I have a dataframe (sy2.1) with two columns (Vannstand2Positive and Vannstand2Negative) that both contain NA's as a result of mutating the columns from an existing column. I also have a third column (t) with time and date, and a fourth column (Kategori) with 4 categories. I want to find the percentage of each of the 4 categories with values from Vannstand2Positive and Vannstand2Negative.
This is the code I have used, in which I only use the column with positive values (Vannstand2Positive) in this code.
sy2.1 %>%
filter(year(t)==2005) %>%
group_by(Kategori, year(t)) %>%
dplyr::summarise(sum_vannstandPos = sum(Vannstand2Positive)) %>%
dplyr::mutate(percent_vannstandPos=sum_vannstandPos/sum(sum_vannstandPos)*100)
# Kategori year(t) sum_VannstandPos percent_VannstandPos
# 1: Liten 2005 NA NA
# 2: Moderat 2005 1107 100
# 1: Stor 2005 609 100
# 2: Størst 2005 1107 100
There is clearly something wrong with the code, as the percentage gives 100% on all the categories, but I need the correct calculations of the percentage.

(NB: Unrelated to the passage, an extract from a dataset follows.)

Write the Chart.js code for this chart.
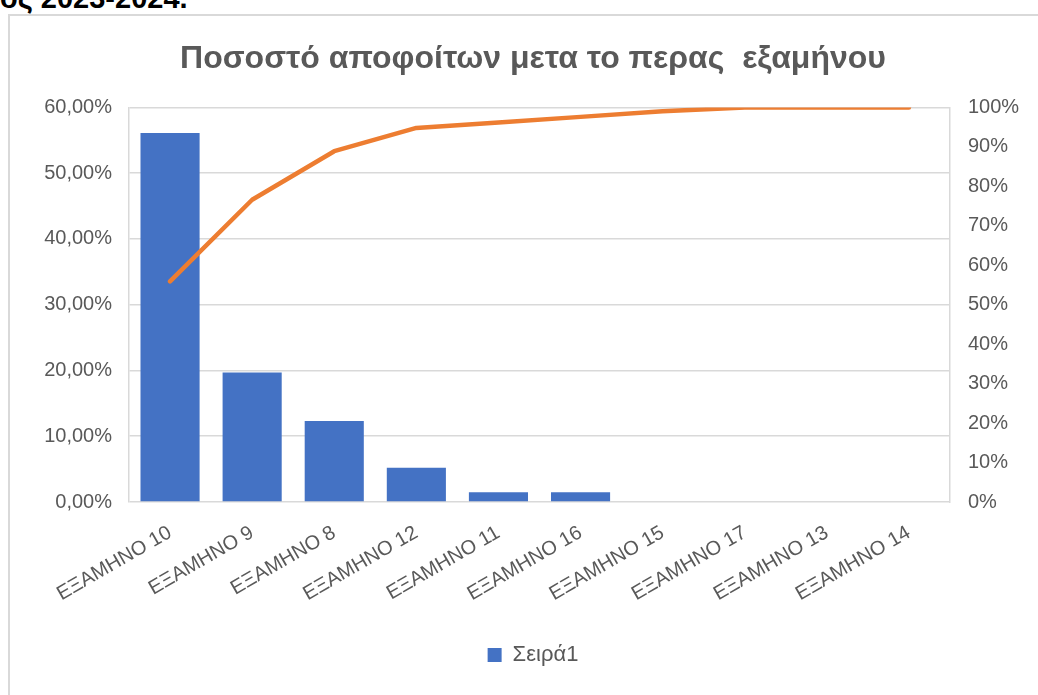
<!DOCTYPE html>
<html>
<head>
<meta charset="utf-8">
<script src="https://cdn.jsdelivr.net/npm/chart.js@4"></script>
<style>
  html, body { margin: 0; padding: 0; background: #ffffff; overflow: hidden; }
  body { width: 1038px; height: 695px; position: relative; }
  #heading { position: absolute; left: 0px; top: -16px; font: bold 29px "Liberation Sans", Arial, sans-serif; line-height: 28px; color: #000; white-space: nowrap; }
  #frame { position: absolute; left: 8px; top: 14px; width: 1060px; height: 700px; border: 2px solid #d9d9d9; box-sizing: border-box; }
  #wrap { position: absolute; left: 0; top: 0; width: 1066px; height: 695px; }
</style>
</head>
<body>
<div id="heading">ος 2023-2024.</div>
<div id="frame"></div>
<div id="wrap"><canvas id="c" width="1066" height="695"></canvas></div>
<script>
const categories = ['ΕΞΑΜΗΝΟ 10','ΕΞΑΜΗΝΟ 9','ΕΞΑΜΗΝΟ 8','ΕΞΑΜΗΝΟ 12','ΕΞΑΜΗΝΟ 11','ΕΞΑΜΗΝΟ 16','ΕΞΑΜΗΝΟ 15','ΕΞΑΜΗΝΟ 17','ΕΞΑΜΗΝΟ 13','ΕΞΑΜΗΝΟ 14'];
const shareValues = [0.561, 0.197, 0.123, 0.052, 0.015, 0.015, 0, 0, 0, 0];
const cumulativeValues = [0.559, 0.766, 0.889, 0.948, 0.962, 0.976, 0.990, 1.0, 1.0, 1.0];
const leftTicks = [0, 0.1, 0.2, 0.3, 0.4, 0.5, 0.6];
const rightTicks = [0, 0.1, 0.2, 0.3, 0.4, 0.5, 0.6, 0.7, 0.8, 0.9, 1.0];

const grey = '#595959';
const fontFam = '"Liberation Sans", Arial, sans-serif';

new Chart(document.getElementById('c'), {
  data: {
    labels: categories,
    datasets: [
      {
        type: 'line',
        label: 'Σωρευτικό',
        data: cumulativeValues,
        yAxisID: 'y1',
        borderColor: '#ED7D31',
        backgroundColor: '#ED7D31',
        borderWidth: 4.5,
        pointRadius: 0,
        tension: 0,
        borderCapStyle: 'round',
        borderJoinStyle: 'round',
        order: 0
      },
      {
        type: 'bar',
        label: 'Σειρά1',
        data: shareValues,
        yAxisID: 'y',
        backgroundColor: '#4472C4',
        borderWidth: 0,
        categoryPercentage: 1.0,
        barPercentage: 0.72,
        order: 1
      }
    ]
  },
  options: {
    responsive: false,
    animation: false,
    devicePixelRatio: 1,
    layout: { padding: { top: 15, bottom: 19, left: 0, right: 0 } },
    plugins: {
      tooltip: { enabled: false },
      title: {
        display: true,
        text: 'Ποσοστό αποφοίτων μετα το περας  εξαμήνου',
        color: grey,
        font: { family: fontFam, size: 32, weight: 'bold', lineHeight: 1.2 },
        padding: { top: 25, bottom: 29 }
      },
      legend: {
        position: 'bottom',
        labels: {
          filter: (item) => item.text === 'Σειρά1',
          color: grey,
          font: { family: fontFam, size: 22 },
          boxWidth: 14,
          boxHeight: 14,
          padding: 9
        }
      }
    },
    scales: {
      x: {
        offset: true,
        grid: { display: false, drawTicks: false },
        border: { display: false },
        ticks: {
          autoSkip: false,
          maxRotation: 30,
          minRotation: 30,
          color: grey,
          padding: 19,
          font: { family: fontFam, size: 20 }
        },
        afterFit: (s) => { s.height = 133; }
      },
      y: {
        position: 'left',
        min: 0,
        max: 0.6,
        afterBuildTicks: (s) => { s.ticks = leftTicks.map(v => ({ value: v })); },
        grid: { color: '#d9d9d9', lineWidth: 1.5, drawTicks: false },
        border: { display: true, color: '#d9d9d9', width: 1.5 },
        ticks: {
          color: grey,
          padding: 17,
          font: { family: fontFam, size: 20 },
          callback: (v) => (v * 100).toFixed(2).replace('.', ',') + '%'
        },
        afterFit: (s) => { s.width = 129; }
      },
      y1: {
        position: 'right',
        min: 0,
        max: 1,
        afterBuildTicks: (s) => { s.ticks = rightTicks.map(v => ({ value: v })); },
        grid: { display: false, drawTicks: false },
        border: { display: true, color: '#d9d9d9', width: 1.5 },
        ticks: {
          color: grey,
          padding: 18,
          font: { family: fontFam, size: 20 },
          callback: (v) => Math.round(v * 100) + '%'
        },
        afterFit: (s) => { s.width = 116; }
      }
    }
  }
});
</script>
</body>
</html>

I tried to also use it on the column with negative values (Vannstand2Negative), but I only got NA's on the table. But I know its fully possible to find percentages of negative values. Anyone with a code that can fix this?
By adding na.rm=T to the sum function, I got percentages of almost all groups except the first group:
# Kategori year(t) sum_VannstandPos percent_VannstandPos
# 1: Liten 2005 NA NA
# 2: Moderat 2005 1107 32.34005
# 1: Stor 2005 609 17.79141
# 2: Størst 2005 1107 49.86854